What’s up next for Olive the Senses? The couple will continue to build their online store to serve connoisseurs around the globe, emphasizing their unique value proposition – the freshest and most flavourful extra virgin olive oil available. In an industry fraught with counterfeits and lower-quality supermarket brands, this carefully curated approach should be a key advantage.

They also plan to expand their online product offering by working with other culinary enthusiasts. “Our goal is definitely to connect with more up-and-coming artisans and work with them as much as possible to give them an outlet for their wares online,” Lycopolus explains.

Putting together a subscription box

They’re set to add a monthly subscription service to their e-commerce channel, a move they expect will create more site traffic and help broaden their product mix. But this initiative won’t be without its challenges.

Within the subscription box industry, there are three main market approaches: replenishment (e.g. Dollar Shave Club or Harry`s), sampling/discovery (e.g. Birchbox or Hatchery) and curation (e.g. Graze or Goldbely).

The best subscription services have an element of personalisation that reminds buyers you understand their needs. When the package arrives, with its wares tucked into a custom box, it makes them feel unique.

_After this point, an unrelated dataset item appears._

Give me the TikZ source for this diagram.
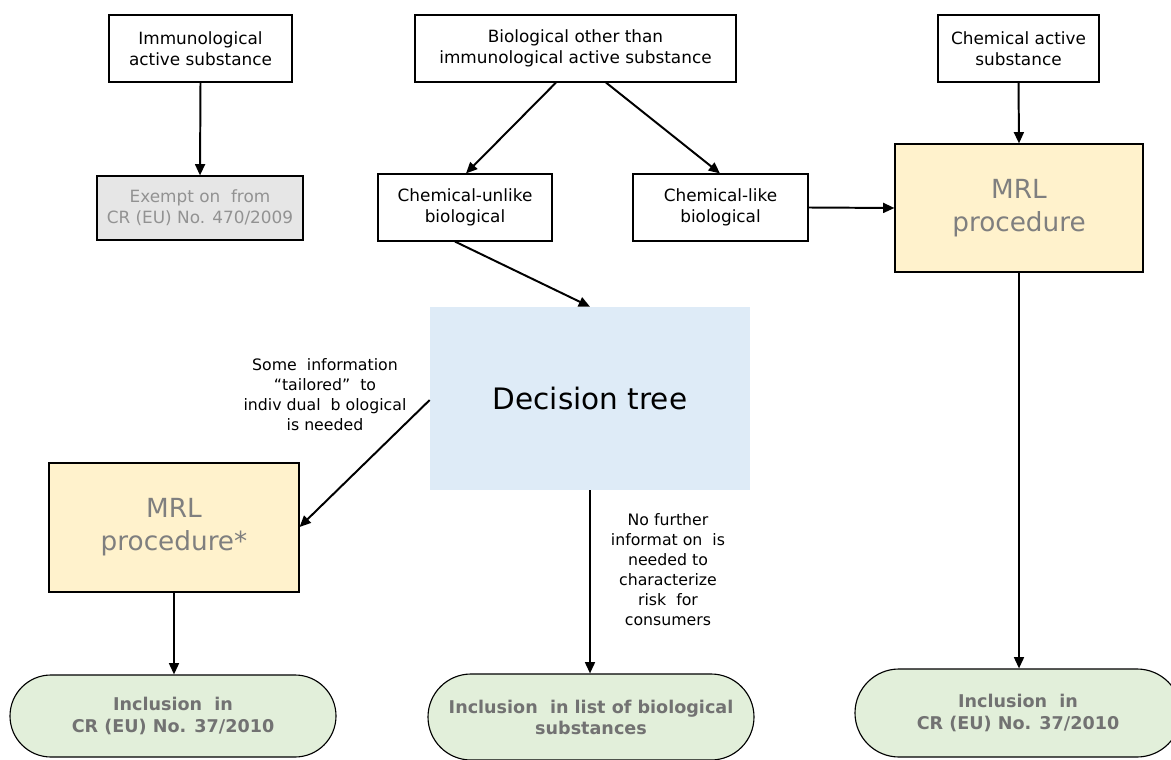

Often that box contains products that shoppers can’t easily get elsewhere and expect to be different each time – an expectation that can be difficult to satisfy.

Nonetheless, a subscription service is a good way to predict volume and demand in advance, allowing smaller e-retailers to buy just the right amount of product and reduce wastage, maintains Philip Wilkinson, founder of Kopi, a subscription gourmet coffee business.


Start slow and build up a variety of partnerships. Rapidly growing e-commerce sites often struggle with issues of scale, scrambling to source enough ingredients or diverse products to meet demand and keep virtual shelves stocked.